La trama è molto semplice, siamo nel mondo Barbie e Margot Robbie che interpreta la bambola stereotipo (bionda e occhi azzurri) viene assalita da pensieri di morte e altre situazioni che la portano presto a confidarsi con Barbie Stramba la quale le consiglia di andare nel mondo reale. Barbie va quindi nel mondo reale accompagnata da Ken. Qui la sceneggiatura regge grazie a diverse trovate divertenti e gag di Gosling, su tutte quando chiede a Barbie di dormire insieme senza un apparente motivo. Poi ancora, il film presenta diversi balli, canti e altre battute giocate sui luoghi comuni e infine la scoperta di Barbie che il suo femminismo non ha influenzato il mondo degli umani, anzi! Nel mondo comandano solo gli uomini.
In questo film ci sono però diversi snodi importanti e svariate incoerenza di sceneggiatura che non tolgono il divertimento e le riflessioni sulla contemporaneità. Andiamo con ordine.
Il motivo con il quale Barbie viene richiamata nel mondo reale è molto macchinoso. Il film Barbie è costato meno di 150 milioni di dollari, ma le sceneggiature in quella parte lasciavano molto a desiderare. Secondo, c’è stata troppa pubblicità. Anzitutto con Mattel, che è legittima in quanto ha prodotto il film con Warner Bros, ma il culmine si è raggiunto con il noto brand tedesco che produce sandali unisex. Non è un caso che le azioni della Birkenstock siano schizzate alle stelle dopo il primo giorno del film. Infine, sempre a mio avviso, il film dal punto di vista della sceneggiatura aveva delle lacune anche in base al contesto nel quale i personaggi si trovavano. Nel mondo Barbie mi va bene che i personaggi fluttuino, ci siano passaggi segreti e altro, ma nel mondo reale non l’ho trovato molto carino. Come non ho trovato molto carino utilizzare lo stereotipo dell’uomo che ama soltanto il cavallo (forza), la palestra (bel fisico) e la carriera (soldi) per descrivere i Ken. Dal film quasi tutti i Ken sembravano avere un alto tasso di deficienza, nel senso che sembravano tutti dei bambini in corpi di adulti.

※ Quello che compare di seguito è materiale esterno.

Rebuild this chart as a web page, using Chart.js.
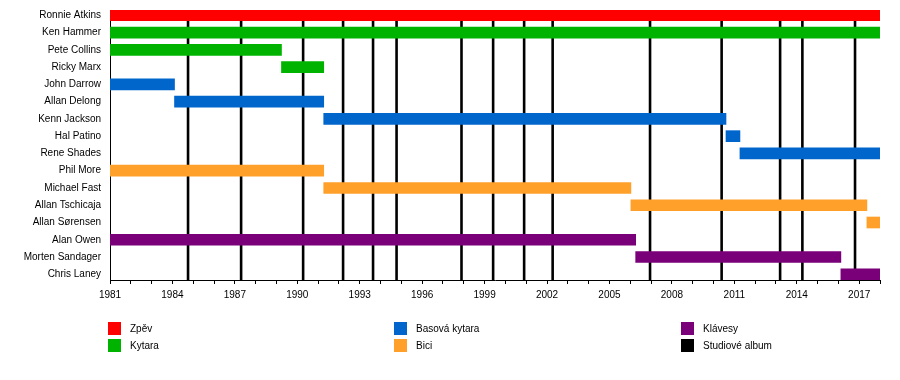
<!DOCTYPE html>
<html>
<head>
<meta charset="utf-8">
<script src="https://cdn.jsdelivr.net/npm/chart.js@4.4.1/dist/chart.umd.min.js"></script>
<style>
  html, body { margin: 0; padding: 0; background: #fff; }
  #wrap { position: relative; width: 900px; height: 380px; }
  #legend { position: absolute; left: 0; top: 0; width: 900px; height: 380px; pointer-events: none;
            font-family: 'Liberation Sans', Arial, sans-serif; font-size: 10px; color: #000; }
  .li { position: absolute; height: 13px; line-height: 13px; white-space: nowrap; }
  .li span.box { position: absolute; left: 0; top: 0; width: 13px; height: 13px; }
  .li span.txt { position: absolute; left: 22px; top: 0; }
</style>
</head>
<body>
<div id="wrap">
  <canvas id="c" width="900" height="380"></canvas>
  <div id="legend"></div>
</div>
<script>
// ---- data ----
const members = ['Ronnie Atkins', 'Ken Hammer', 'Pete Collins', 'Ricky Marx', 'John Darrow', 'Allan Delong',
  'Kenn Jackson', 'Hal Patino', 'Rene Shades', 'Phil More', 'Michael Fast', 'Allan Tschicaja',
  'Allan Sørensen', 'Alan Owen', 'Morten Sandager', 'Chris Laney'];
const roles = ['Zpěv', 'Kytara', 'Kytara', 'Kytara', 'Basová kytara', 'Basová kytara',
  'Basová kytara', 'Basová kytara', 'Basová kytara', 'Bici', 'Bici', 'Bici',
  'Bici', 'Klávesy', 'Klávesy', 'Klávesy'];
const starts = [1981, 1981, 1981, 1989.24, 1981, 1984.1, 1991.27, 2010.6, 2011.27, 1981, 1991.27, 2006.03, 2017.37, 1981, 2006.26, 2016.12];
const ends   = [2018, 2018, 1989.24, 1991.27, 1984.1, 1991.27, 2010.6, 2011.27, 2018, 1991.27, 2006.03, 2017.37, 2018, 2006.26, 2016.12, 2018];
const albumYears = [1984.75, 1987.3, 1990.28, 1992.2, 1993.64, 1994.77, 1997.89, 1999.41, 2000.9, 2002.27, 2006.95, 2010.39, 2013.2, 2014.27, 2016.8];
const roleNames = ['Zpěv', 'Kytara', 'Basová kytara', 'Bici', 'Klávesy'];
const roleColors = ['#ff0000', '#00b300', '#0066cc', '#ffa02a', '#7a007a'];
const albumLabel = 'Studiové album';
const albumColor = '#000000';
const tickYears = [1981,1982,1983,1984,1985,1986,1987,1988,1989,1990,1991,1992,1993,1994,1995,1996,1997,1998,1999,
  2000,2001,2002,2003,2004,2005,2006,2007,2008,2009,2010,2011,2012,2013,2014,2015,2016,2017,2018];
const tickLabels = ['1981','1984','1987','1990','1993','1996','1999','2002','2005','2008','2011','2014','2017'];
const legendLabels = ['Zpěv', 'Kytara', 'Basová kytara', 'Bici', 'Klávesy', 'Studiové album'];
const legendColors = ['#ff0000', '#00b300', '#0066cc', '#ffa02a', '#7a007a', '#000000'];

const X_MIN = 1981, X_MAX = 2018;
const Y_MIN = -0.306, Y_MAX = 15.33;

// ---- datasets ----
const barSets = roleNames.map((r, k) => ({
  type: 'bar',
  label: r,
  indexAxis: 'y',
  grouped: false,
  barThickness: 11,
  borderWidth: 0,
  backgroundColor: roleColors[k],
  order: 1,
  data: members.map((m, i) => roles[i] === r ? { x: [starts[i], ends[i]], y: i } : null).filter(d => d)
}));

const albumData = [];
albumYears.forEach(a => {
  albumData.push({ x: a, y: Y_MIN }, { x: a, y: Y_MAX }, { x: a, y: null });
});
const albumSet = {
  type: 'line',
  label: albumLabel,
  data: albumData,
  borderColor: albumColor,
  borderWidth: 2.6,
  pointRadius: 0,
  spanGaps: false,
  fill: false,
  order: 5
};

Chart.defaults.font.family = "'Liberation Sans', Arial, sans-serif";
Chart.defaults.font.size = 10;
Chart.defaults.color = '#000';

new Chart(document.getElementById('c'), {
  data: { datasets: [albumSet, ...barSets] },
  options: {
    responsive: false,
    animation: false,
    layout: { padding: { left: 0, right: 20, top: 10, bottom: 70 } },
    plugins: { legend: { display: false }, tooltip: { enabled: false } },
    scales: {
      x: {
        type: 'linear',
        offset: false,
        min: X_MIN, max: X_MAX,
        afterBuildTicks: s => { s.ticks = tickYears.map(v => ({ value: v })); },
        afterFit: s => { s.height = 30; s.paddingLeft = 0; s.paddingRight = 0; },
        ticks: {
          autoSkip: false, maxRotation: 0, padding: 5,
          callback: v => tickLabels.includes(String(v)) ? String(v) : ''
        },
        grid: { offset: false, drawOnChartArea: false, tickLength: 4, tickColor: '#000', tickWidth: 1 },
        border: { color: '#000', width: 1 }
      },
      y: {
        type: 'linear',
        offset: false,
        reverse: true,
        min: Y_MIN, max: Y_MAX,
        afterBuildTicks: s => { s.ticks = members.map((m, i) => ({ value: i })); },
        afterFit: s => { s.width = 110; s.paddingTop = 0; s.paddingBottom = 0; },
        ticks: { autoSkip: false, padding: 9, callback: v => members[v] },
        grid: { offset: false, display: false, drawTicks: false },
        border: { color: '#000', width: 1 }
      }
    }
  }
});

// ---- legend (3 columns x 2 rows) ----
const legendCols = [108, 394, 681];
const legendRows = [322, 339];
const lg = document.getElementById('legend');
legendLabels.forEach((t, i) => {
  const d = document.createElement('div');
  d.className = 'li';
  d.style.left = legendCols[Math.floor(i / 2)] + 'px';
  d.style.top = legendRows[i % 2] + 'px';
  d.innerHTML = '<span class="box" style="background:' + legendColors[i] + '"></span><span class="txt"></span>';
  d.querySelector('.txt').textContent = t;
  lg.appendChild(d);
});
</script>
</body>
</html>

Tutte queste cose, in un film con un gran bel potenziale, non mi sono sembrate sposarsi bene con il bel messaggio che Greta Gerwig voleva lasciare. Ovvero quello che la multiculturalità diventi la normalità. Non mi sono sembrate sposarsi bene perché ha rischiato uno di non farsi capire da tutti, magari sopravvalutando il suo target (ricordiamo che in sala c’erano e ci saranno molti bambini) e due perché è andata un po’ a screditare i Ken facendoli passare per bamboccioni cadendo nello stereotipo dell’uomo medio. Infatti la prova del nove, l’ho avuta quando fuori dalla sala ho sentito bambini chiedere ai propri genitori di spiegare dei passaggi e soprattutto chiedere se gli uomini fossero sempre cattivi. Probabilmente il bambino aveva paura di crescere come i Ken.
Il successo del film mostra però che il cinema, nonostante quel che si diceva qualche anno fa durante il Covid, non è morto e le sale si riempiono anche nelle sere di mezza estate. Bisogna però produrre film che portano le persone al ragionamento e non solo film commerciali privi di messaggi.